Optimized Performance:

Efficient Resource Utilization: By monitoring key metrics such as CPU, memory, and disk usage, teams can optimize resource allocation and reduce over-provisioning, leading to cost savings.

Performance Tuning: Continuous monitoring of application performance allows teams to identify and eliminate bottlenecks, improving overall system efficiency.

Increased Reliability and Availability:

High Availability: With real-time monitoring and automated recovery mechanisms (e.g., auto-scaling, health checks), the system can maintain high availability, even during spikes or failures.

Reduced Downtime: By detecting and resolving issues before they affect users, observability leads to fewer service interruptions and improved system uptime.

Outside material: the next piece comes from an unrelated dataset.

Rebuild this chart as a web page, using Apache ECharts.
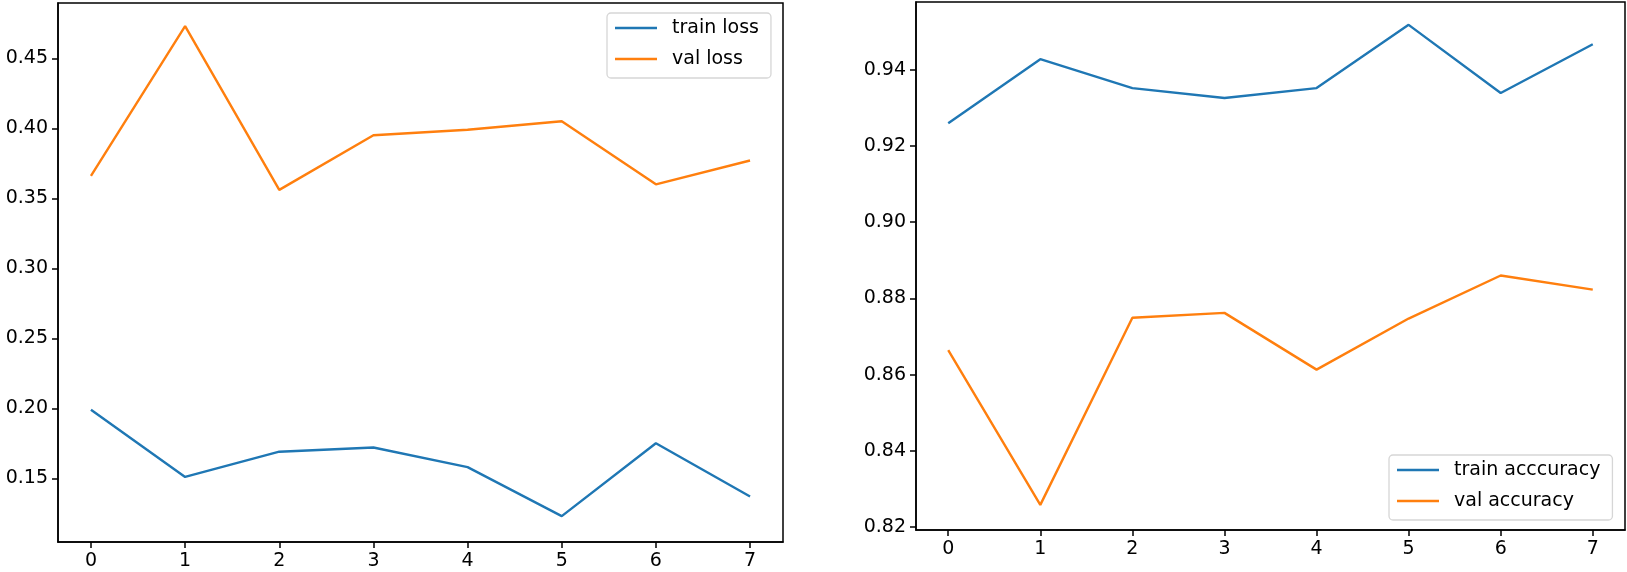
<!DOCTYPE html>
<html>
<head>
<meta charset="utf-8">
<script src="https://cdn.jsdelivr.net/npm/echarts@6/dist/echarts.min.js"></script>
<style>
  html, body { margin: 0; padding: 0; background: #fff; }
  #chart { width: 1627px; height: 572px; }
</style>
</head>
<body>
<div id="chart"></div>
<script>
// values
const epochs = [0, 1, 2, 3, 4, 5, 6, 7];
const trainLoss = [0.199, 0.151, 0.169, 0.172, 0.158, 0.123, 0.175, 0.137];
const valLoss = [0.366, 0.473, 0.356, 0.395, 0.399, 0.405, 0.360, 0.377];
const trainAcc = [0.926, 0.9428, 0.9352, 0.9326, 0.9352, 0.9518, 0.9339, 0.9467];
const valAcc = [0.8664, 0.8258, 0.8749, 0.8762, 0.8613, 0.8747, 0.886, 0.8823];
const lossTicks = [0.15, 0.20, 0.25, 0.30, 0.35, 0.40, 0.45];
const accTicks = [0.82, 0.84, 0.86, 0.88, 0.90, 0.92, 0.94];

const BLUE = '#1f77b4';
const ORANGE = '#ff7f0e';
const FONT = 'DejaVu Sans';
const FS = 19;

const pairs = (ys) => epochs.map((x, i) => [x, ys[i]]);

function xAxis(gridIndex) {
    return {
        type: 'value', gridIndex, min: -0.35, max: 7.35,
        splitLine: { show: false },
        axisLine: { show: true, lineStyle: { color: '#000', width: 1.5 } },
        axisTick: { show: true, length: 6, customValues: epochs, lineStyle: { color: '#000', width: 1.5 } },
        axisLabel: { customValues: epochs, color: '#000', fontFamily: FONT, fontSize: FS, margin: 10 }
    };
}

function yAxis(gridIndex, min, max, ticks) {
    return {
        type: 'value', gridIndex, min, max,
        splitLine: { show: false },
        axisLine: { show: true, onZero: false, lineStyle: { color: '#000', width: 1.5 } },
        axisTick: { show: true, length: 6, customValues: ticks, lineStyle: { color: '#000', width: 1.5 } },
        axisLabel: {
            customValues: ticks, color: '#000', fontFamily: FONT, fontSize: FS, margin: 10,
            formatter: (v) => v.toFixed(2)
        }
    };
}

function line(name, data, color, idx) {
    return {
        name, type: 'line', data: pairs(data), xAxisIndex: idx, yAxisIndex: idx,
        symbol: 'none', color,
        lineStyle: { color, width: 2.4 }
    };
}

// plain line sample in the legend, no marker
function legend(names, pos) {
    return Object.assign({
        orient: 'vertical', data: names,
        icon: 'rect', itemWidth: 42, itemHeight: 2.6, itemGap: 11,
        padding: [5, 12, 9, 8],
        borderColor: '#d6d6d6', borderWidth: 1.3, borderRadius: 4,
        backgroundColor: 'rgba(255,255,255,0.8)',
        textStyle: { color: '#000', fontFamily: FONT, fontSize: FS, lineHeight: 20, padding: [0, 0, 0, 10] }
    }, pos);
}

const chart = echarts.init(document.getElementById('chart'));
chart.setOption({
    animation: false,
    backgroundColor: '#fff',
    grid: [
        { left: 58, top: 3, width: 725, height: 539, show: true, borderColor: '#000', borderWidth: 1.5, backgroundColor: 'transparent' },
        { left: 916, top: 2, width: 709, height: 528, show: true, borderColor: '#000', borderWidth: 1.5, backgroundColor: 'transparent' }
    ],
    xAxis: [xAxis(0), xAxis(1)],
    yAxis: [
        yAxis(0, 0.1045, 0.4895, lossTicks),
        yAxis(1, 0.8192, 0.9578, accTicks)
    ],
    legend: [
        legend(['train loss', 'val loss'], { left: 607, top: 13 }),
        legend(['train acccuracy', 'val accuracy'], { left: 1389, top: 455 })
    ],
    series: [
        line('train loss', trainLoss, BLUE, 0),
        line('val loss', valLoss, ORANGE, 0),
        line('train acccuracy', trainAcc, BLUE, 1),
        line('val accuracy', valAcc, ORANGE, 1)
    ]
});
</script>
</body>
</html>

Better Collaboration Across Teams:

Centralized Data: Observability provides a unified view of logs, metrics, and traces, enabling different teams (e.g., development, operations, and security) to work together effectively in troubleshooting and optimizing the system.

Clearer Communication: Dashboards and alerting provide common data points for teams to discuss issues and collaborate on resolutions.

Enhanced User Experience:

Improved Application Performance: With a well-tuned observability implementation, response times, availability, and general system performance can be optimized, improving the end-user experience.

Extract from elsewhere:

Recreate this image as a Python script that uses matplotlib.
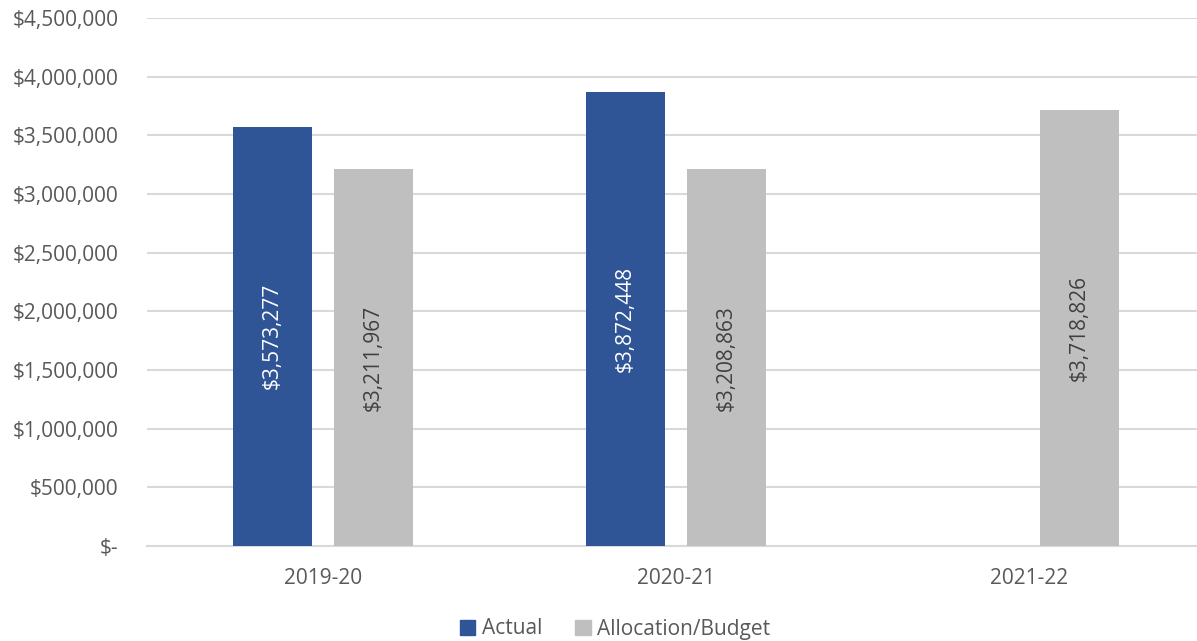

Fewer Interruptions: By addressing issues proactively, users experience fewer disruptions, crashes, or slowdowns.

Continuous Improvement:

Iterative Enhancements: Observability data offers ongoing feedback that helps improve system design, performance, and resilience over time.

Post-Incident Reviews: After incidents are resolved, teams can perform post-mortem analysis based on observability data to prevent similar issues from reoccurring.

Scalability:

Adapts to Growing Systems: As your system grows, the observability tools and strategies can be scaled to handle larger amounts of data, more complex applications, and distributed architectures, ensuring long-term effectiveness.